Over the past week, several organizations—including CREDO Mobile and UltraViolet—have called on NBC, Metro-Goldwyn-Mayer (MGM) studios, and The Apprentice producer Mark Burnett to release tapes of the show that many on the cast and crew say contain extensive footage of racist and sexist remarks made by GOP presidential nominee Donald Trump. Meanwhile, MGM will relaunch The Apprentice franchise in January with another wealthy political figure accused of groping and sexually assaulting women as the host, suggesting that all three value money over the rights and bodily integrity of women and are being disingenuous in resisting release of the tapes.
To date, MGM—which purchased Burnett’s company in two stages culminating in 2015—NBC, and Burnett all have hidden behind claims that due to contractual agreements, only Trump can approve the release of these tapes. Burnett has also claimed he is not a Trump supporter.
A story in today’s New York Times suggests that the studios can release the tapes and that Trump may not have legal recourse if they were published:
Entertainment lawyers interviewed this week wondered if Mr. Trump would have much of a legal case if footage were to be released. The “name and likeness” clause is typically invoked if a celebrity’s image is used for profit—not as documentary evidence in a presidential campaign.
Refusing to release footage “could mean that there are contractual restrictions,” said Jerry Glover, a lawyer in Chicago who has worked on reality-television disputes.
“It could also mean Burnett doesn’t want to get on Donald Trump’s bad side,” Mr. Glover added.
Reporters Michael M. Grynbaum and Rachel Abrams also write that “some critics have wondered if Mr. Burnett—whose other hits include ‘Survivor,’ ‘Shark Tank,’ and ‘The Voice’—was simply trying to maintain cordial ties with Mr. Trump, who retains a financial interest in the ‘Apprentice’ franchise and whose on-air skills have generated tens of millions of dollars for Mr. Burnett.”
In other words, this suggests that MGM, NBC, and Burnett have had their own financial interests rather than the public interest at heart, which would not be surprising. The Apprentice has been a financial cash cow for all the parties involved, and its success may well in part have rested in protecting Trump’s behavior on set for many years. If claims of what the tapes contain are true, releasing them would tarnish the reputation of The Apprentice by making clear they’d harbored a racist, misogynistic man for years to sustain their profits.

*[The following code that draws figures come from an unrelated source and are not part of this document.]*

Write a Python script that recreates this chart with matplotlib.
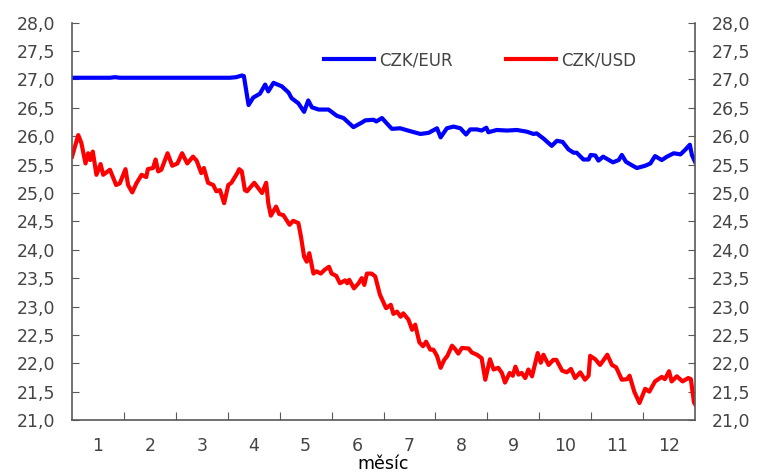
import numpy as np
import matplotlib
matplotlib.use("Agg")
from matplotlib import pyplot as plt
from matplotlib.ticker import FuncFormatter, FixedLocator

# CZK/EUR (x = fraction of year in months, 0..12)
eur_x = [0.0, 0.73, 0.83, 0.92, 3.04, 3.16, 3.27, 3.31, 3.40, 3.49, 3.62, 3.72,
         3.78, 3.88, 4.04, 4.17, 4.23, 4.36, 4.47, 4.55, 4.62, 4.75, 4.94, 5.10,
         5.23, 5.42, 5.58, 5.65, 5.81, 5.86, 5.97, 6.06, 6.16, 6.32, 6.51, 6.71,
         6.87, 7.03, 7.10, 7.22, 7.35, 7.48, 7.59, 7.67, 7.80, 7.89, 7.98, 8.02,
         8.18, 8.38, 8.57, 8.76, 8.89, 8.95, 9.08, 9.24, 9.34, 9.45, 9.56, 9.66,
         9.72, 9.85, 9.95, 9.99, 10.08, 10.14, 10.23, 10.42, 10.53, 10.59, 10.67,
         10.78, 10.88, 11.04, 11.14, 11.23, 11.36, 11.46, 11.59, 11.72, 11.81,
         11.90, 11.94, 12.0]
eur_y = [27.03, 27.03, 27.04, 27.03, 27.03, 27.04, 27.07, 27.06, 26.55, 26.68,
         26.75, 26.91, 26.79, 26.94, 26.88, 26.77, 26.67, 26.58, 26.43, 26.63,
         26.51, 26.47, 26.47, 26.36, 26.32, 26.16, 26.24, 26.28, 26.29, 26.26,
         26.32, 26.23, 26.13, 26.14, 26.09, 26.04, 26.06, 26.14, 25.98, 26.14,
         26.17, 26.14, 26.03, 26.12, 26.12, 26.10, 26.15, 26.07, 26.11, 26.10,
         26.11, 26.08, 26.04, 26.05, 25.96, 25.83, 25.92, 25.90, 25.77, 25.71,
         25.71, 25.59, 25.59, 25.67, 25.66, 25.57, 25.64, 25.54, 25.58, 25.67,
         25.55, 25.49, 25.44, 25.48, 25.52, 25.65, 25.58, 25.64, 25.70, 25.68,
         25.76, 25.85, 25.67, 25.55]

# CZK/USD
usd_x = [0.0, 0.12, 0.18, 0.26, 0.31, 0.35, 0.40, 0.47, 0.55, 0.60, 0.73, 0.85,
         0.92, 1.03, 1.08, 1.16, 1.24, 1.34, 1.43, 1.46, 1.56, 1.61, 1.66, 1.72,
         1.84, 1.93, 2.03, 2.12, 2.22, 2.33, 2.40, 2.49, 2.54, 2.62, 2.72, 2.78,
         2.85, 2.93, 3.01, 3.07, 3.19, 3.22, 3.27, 3.33, 3.37, 3.51, 3.66, 3.74,
         3.78, 3.83, 3.93, 3.99, 4.07, 4.19, 4.26, 4.36, 4.41, 4.47, 4.52, 4.57,
         4.65, 4.71, 4.79, 4.87, 4.95, 5.00, 5.09, 5.16, 5.26, 5.30, 5.34, 5.43,
         5.52, 5.58, 5.63, 5.68, 5.77, 5.84, 5.93, 6.05, 6.14, 6.19, 6.26, 6.33,
         6.38, 6.48, 6.55, 6.61, 6.69, 6.76, 6.82, 6.90, 6.96, 7.03, 7.10, 7.17,
         7.23, 7.32, 7.38, 7.44, 7.51, 7.64, 7.70, 7.80, 7.89, 7.96, 8.05, 8.12,
         8.21, 8.28, 8.34, 8.43, 8.49, 8.54, 8.60, 8.66, 8.73, 8.79, 8.86, 8.97,
         9.03, 9.08, 9.18, 9.27, 9.33, 9.44, 9.53, 9.61, 9.69, 9.79, 9.88, 9.95,
         9.98, 10.08, 10.17, 10.25, 10.31, 10.40, 10.48, 10.59, 10.69, 10.74,
         10.83, 10.93, 11.04, 11.12, 11.23, 11.36, 11.42, 11.50, 11.55, 11.65,
         11.76, 11.87, 11.92, 11.98, 12.0]
usd_y = [25.64, 26.02, 25.88, 25.52, 25.70, 25.58, 25.73, 25.32, 25.51, 25.32,
         25.41, 25.14, 25.17, 25.42, 25.14, 25.01, 25.17, 25.32, 25.28, 25.42,
         25.44, 25.59, 25.38, 25.41, 25.70, 25.48, 25.52, 25.70, 25.52, 25.64,
         25.57, 25.35, 25.44, 25.18, 25.14, 25.03, 25.05, 24.82, 25.14, 25.18,
         25.36, 25.42, 25.38, 25.05, 25.03, 25.18, 25.00, 25.18, 24.82, 24.60,
         24.76, 24.63, 24.61, 24.44, 24.51, 24.47, 24.23, 23.88, 23.79, 23.94,
         23.58, 23.62, 23.58, 23.65, 23.70, 23.58, 23.54, 23.41, 23.46, 23.41,
         23.47, 23.32, 23.41, 23.50, 23.38, 23.58, 23.58, 23.53, 23.21, 22.97,
         23.03, 22.87, 22.91, 22.82, 22.88, 22.77, 22.59, 22.68, 22.37, 22.30,
         22.38, 22.24, 22.24, 22.13, 21.92, 22.06, 22.13, 22.31, 22.25, 22.17,
         22.27, 22.26, 22.19, 22.15, 22.09, 21.71, 22.07, 21.89, 21.92, 21.83,
         21.66, 21.83, 21.78, 21.94, 21.80, 21.83, 21.74, 21.89, 21.77, 22.18,
         22.01, 22.15, 21.97, 22.06, 22.06, 21.87, 21.84, 21.90, 21.74, 21.84,
         21.71, 21.78, 22.13, 22.07, 21.97, 22.07, 22.15, 21.97, 21.93, 21.71,
         21.72, 21.78, 21.50, 21.30, 21.55, 21.50, 21.68, 21.76, 21.72, 21.86,
         21.68, 21.77, 21.68, 21.74, 21.72, 21.31, 21.28]

month_labels = [str(m) for m in range(1, 13)]
y_ticks = np.arange(21.0, 28.01, 0.5)

text_col = "#444444"
spine_col = "#595959"

fig = plt.figure(figsize=(7.59, 4.76), dpi=100)
ax = fig.add_axes([0.0949, 0.1176, 0.8208, 0.8347])

ax.plot(eur_x, eur_y, color="#0000FF", lw=3, label="CZK/EUR", solid_joinstyle="round")
ax.plot(usd_x, usd_y, color="#FF0000", lw=3, label="CZK/USD", solid_joinstyle="round")

ax.set_xlim(0, 12)
ax.set_ylim(21, 28)

# month boundaries as ticks, labels in the middle of each month
ax.xaxis.set_major_locator(FixedLocator(np.arange(1, 12)))
ax.xaxis.set_minor_locator(FixedLocator(np.arange(0.5, 12, 1)))
ax.set_xticklabels([], minor=False)
ax.set_xticklabels(month_labels, minor=True)
ax.tick_params(axis="x", which="major", direction="in", length=6, color=spine_col)
ax.tick_params(axis="x", which="minor", length=0, pad=12, labelsize=12.5, labelcolor=text_col)

ax.set_yticks(y_ticks)
ax.yaxis.set_major_formatter(FuncFormatter(lambda v, p: f"{v:.1f}".replace(".", ",")))
ax.tick_params(axis="y", direction="in", length=5, color=spine_col, labelsize=12.5,
               labelcolor=text_col, left=True, right=True, labelleft=True,
               labelright=True, pad=12)

for s in ["left", "bottom", "right"]:
    ax.spines[s].set_color(spine_col)
    ax.spines[s].set_linewidth(1.2)
ax.spines["top"].set_visible(False)

ax.set_xlabel("měsíc", fontsize=12.5, color="black", labelpad=0)

ax.legend(loc="center", bbox_to_anchor=(0.655, 0.906), ncol=2, frameon=False,
          fontsize=12, handlelength=3.0, columnspacing=3.2, handletextpad=0.3,
          labelcolor=text_col)

fig.savefig("out.png", dpi=100)
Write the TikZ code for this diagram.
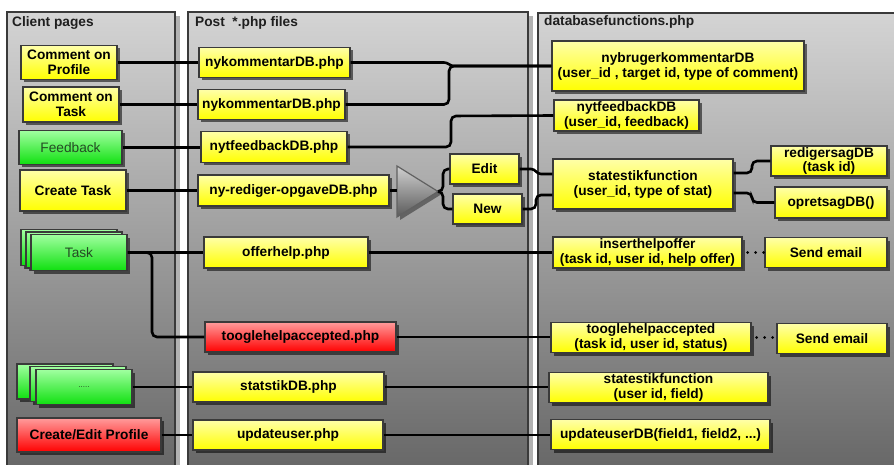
\documentclass[tikz,border=0pt]{standalone}
\usepackage{fontspec}
\setmainfont{Liberation Sans}
\usetikzlibrary{shadows}

\definecolor{edge}{HTML}{3A3A3A}
\definecolor{yTop}{HTML}{FFFFA8}
\definecolor{yBot}{HTML}{FFFF00}
\definecolor{gTop}{HTML}{A0FFA0}
\definecolor{gBot}{HTML}{10E010}
\definecolor{gText}{HTML}{244A24}
\definecolor{rTop}{HTML}{FF9C9C}
\definecolor{rBot}{HTML}{FF0000}
\definecolor{pTop}{HTML}{D4D4D4}
\definecolor{pBot}{HTML}{666666}
\definecolor{tTop}{HTML}{D0D0D0}
\definecolor{tBot}{HTML}{5A5A5A}

\tikzset{
  box/.style={draw=edge, line width=1.4pt, inner sep=0pt, align=center,
    font=\bfseries\fontsize{13.7}{15}\selectfont,
    drop shadow={shadow xshift=3pt, shadow yshift=-3pt, fill=black, opacity=0.55}},
  wh/.style 2 args={minimum width=#1pt, minimum height=#2pt},
  ybox/.style={box, top color=yTop, bottom color=yBot},
  gbox/.style={box, top color=gTop, bottom color=gBot, text=gText,
    font=\fontsize{13.7}{15}\selectfont},
  rbox/.style={box, top color=rTop, bottom color=rBot},
  panel/.style={draw=edge, line width=1.4pt, top color=pTop, bottom color=pBot,
    drop shadow={shadow xshift=5pt, shadow yshift=-4pt, fill=black!30, opacity=1}},
  ptitle/.style={anchor=west, inner sep=0pt, text=black!88,
    font=\bfseries\fontsize{13.7}{15}\selectfont},
  conn/.style={line width=2.6pt, rounded corners=5pt},
  dotline/.style={line width=3pt, line cap=round, dash pattern=on 0pt off 8pt},
  tri/.style={draw=edge!80, line width=1.2pt, top color=tTop, bottom color=tBot},
}

\begin{document}
\begin{tikzpicture}[x=1pt, y=-1pt]
\clip (0,0) rectangle (894,465);
\fill[white] (0,0) rectangle (894,465);

% swim lanes
\path[panel] (7,12) rectangle (175,475);
\path[panel] (188,12) rectangle (528,475);
\path[panel] (538,13) rectangle (905,475);
\node[ptitle] (tclient) at (12,23) {Client pages};
\node[ptitle] (tpost) at (195,23) {Post\ \ *.php files};
\node[ptitle] (tdb) at (544,22) {databasefunctions.php};

% client pages
\node[ybox, wh={96}{34}] (cprof) at (69,62.5) {Comment on\\Profile};
\node[ybox, wh={96}{35}] (ctask) at (71,104.5) {Comment on\\Task};
\node[gbox, wh={103}{34}] (feed) at (70.5,147.5) {Feedback};
\node[ybox, wh={106}{41}] (create) at (73,190.5) {Create Task};
\node[gbox, wh={96}{36}] (taskc) at (69,247.5) {};
\node[gbox, wh={96}{36}] (taskb) at (74,250) {};
\node[gbox, wh={96}{36}] (task) at (79,252.5) {Task};
\node[gbox, wh={96}{35}] (listc) at (65,381.5) {};
\node[gbox, wh={96}{35}] (listb) at (78,384) {};
\node[gbox, wh={96}{35}, font=\fontsize{8}{9}\selectfont] (list) at (84,387) {.....};
\node[rbox, wh={144}{34}] (cedit) at (89,435) {Create/Edit Profile};

% post handlers
\node[ybox, wh={151}{30}] (nyk1) at (274.5,62.5) {nykommentarDB.php};
\node[ybox, wh={147}{30}] (nyk2) at (271.5,104.5) {nykommentarDB.php};
\node[ybox, wh={146}{31}] (nytf) at (274,147) {nytfeedbackDB.php};
\node[ybox, wh={191}{31}] (nyred) at (293.5,190.5) {ny-rediger-opgaveDB.php};
\node[ybox, wh={69}{30}] (edit) at (484.5,169) {Edit};
\node[ybox, wh={69}{30}] (new) at (487.5,209) {New};
\node[ybox, wh={164}{31}] (offer) at (286,252.5) {offerhelp.php};
\node[rbox, wh={191}{30}] (togphp) at (300.5,337) {tooglehelpaccepted.php};
\node[ybox, wh={191}{30}] (statdb) at (288.5,387) {statstikDB.php};
\node[ybox, wh={190}{30}] (upd) at (288,435) {updateuser.php};

% switch between edit and new
\draw[tri, drop shadow={shadow xshift=3pt, shadow yshift=-3pt, fill=black, opacity=0.4}]
  (397,166) -- (438,191.5) -- (397,217) -- cycle;
\coordinate (tin) at (397,190.5);
\coordinate (tip) at (438,191.5);

% database functions
\node[ybox, wh={252}{50}] (nybr) at (678,66) {nybrugerkommentarDB\\(user\_id , target id, type of comment)};
\node[ybox, wh={145}{31}] (nytfdb) at (626.5,115.5) {nytfeedbackDB\\(user\_id, feedback)};
\node[ybox, wh={180}{50}] (stat1) at (643,184) {statestikfunction\\(user\_id, type of stat)};
\node[ybox, wh={116}{30}, font=\bfseries\fontsize{13.7}{14}\selectfont] (redig) at (829,161) {redigersagDB\\(task id)};
\node[ybox, wh={112}{31}] (opret) at (831,202.5) {opretsagDB()};
\node[ybox, wh={189}{31}, font=\bfseries\fontsize{13.7}{14.5}\selectfont] (insert) at (647.5,252.5) {inserthelpoffer\\(task id, user id, help offer)};
\node[ybox, wh={122}{30}] (send1) at (826,252.5) {Send email};
\node[ybox, wh={200}{30}, font=\bfseries\fontsize{13.7}{14.5}\selectfont] (togdb) at (651,337.5) {tooglehelpaccepted\\(task id, user id, status)};
\node[ybox, wh={110}{30}] (send2) at (832,338.5) {Send email};
\node[ybox, wh={219}{30}, font=\bfseries\fontsize{13.7}{14.5}\selectfont] (stat2) at (658.5,387.5) {statestikfunction\\(user id, field)};
\node[ybox, wh={219}{30}] (upddb) at (660.5,434.5) {updateuserDB(field1, field2, ...)};

% connectors: client pages to handlers
\draw[conn] (cprof.east) -- (cprof.east -| nyk1.west);
\draw[conn] (ctask.east) -- (ctask.east -| nyk2.west);
\draw[conn] (feed.east) -- (feed.east -| nytf.west);
\draw[conn] (create.east) -- (create.east -| nyred.west);
\draw[conn] (task.east) -- (task.east -| offer.west);
\draw[conn] (task.east) -- (152,252.5) -- (152,337) -- (togphp.west);
\draw[conn] (list.east) -- (list.east -| statdb.west);
\draw[conn] (cedit.east) -- (cedit.east -| upd.west);

% connectors: handlers to database functions
\coordinate (merge) at (449,66);
\draw[line width=2.6pt] (nyk1.east) -- (444,62.5) to[out=0, in=180] (454,66) -- (nybr.west);
\draw[conn] (nyk2.east) -- (nyk2.east -| merge) -- (merge) -- (nybr.west);
\draw[conn] (nytf.east) -- (451,147) -- (451,116) -- (nytfdb.west);
\draw[conn] (nyred.east) -- (tin);
\draw[conn] (tip) -- (443,191.5) -- (443,169) -- (edit.west);
\draw[conn] (tip) -- (443,191.5) -- (443,209) -- (new.west);
\draw[line width=2.6pt] (edit.east) -- (531,169) to[out=0, in=180] (541,174) -- ([yshift=10pt]stat1.west);
\draw[conn] (new.east) -- (536,209) -- (536,195) -- ([yshift=-11pt]stat1.west);
\draw[conn] ([yshift=11pt]stat1.east) -- (752,173) -- (752,161) -- (redig.west);
\draw[conn] ([yshift=-9pt]stat1.east) -- (752,193) -- (752,202.5) -- (opret.west);
\draw[conn] (offer.east) -- (offer.east -| insert.west);
\draw[conn] (togphp.east) -- (togphp.east -| togdb.west);
\draw[conn] (statdb.east) -- (statdb.east -| stat2.west);
\draw[conn] (upd.east) -- (upd.east -| upddb.west);

% loose links to mail
\draw[dotline] ([xshift=5pt]insert.east) -- (insert.east -| send1.west);
\draw[dotline] ([xshift=5pt]togdb.east) -- (togdb.east -| send2.west);
\end{tikzpicture}
\end{document}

And yet, it seems no lessons have been learned. The New York Times story reports that The Apprentice franchise will be relaunched in January with a new host, former California Republican Gov. Arnold Schwarzenegger. In the early 2000s, it became clear that Schwarzenegger also had a decades-long history of allegedly groping and sexually assaulting women on “movie sets, in studios, and in other settings.”
Men protecting abusive men for profit. We’ve seen this movie too many times before.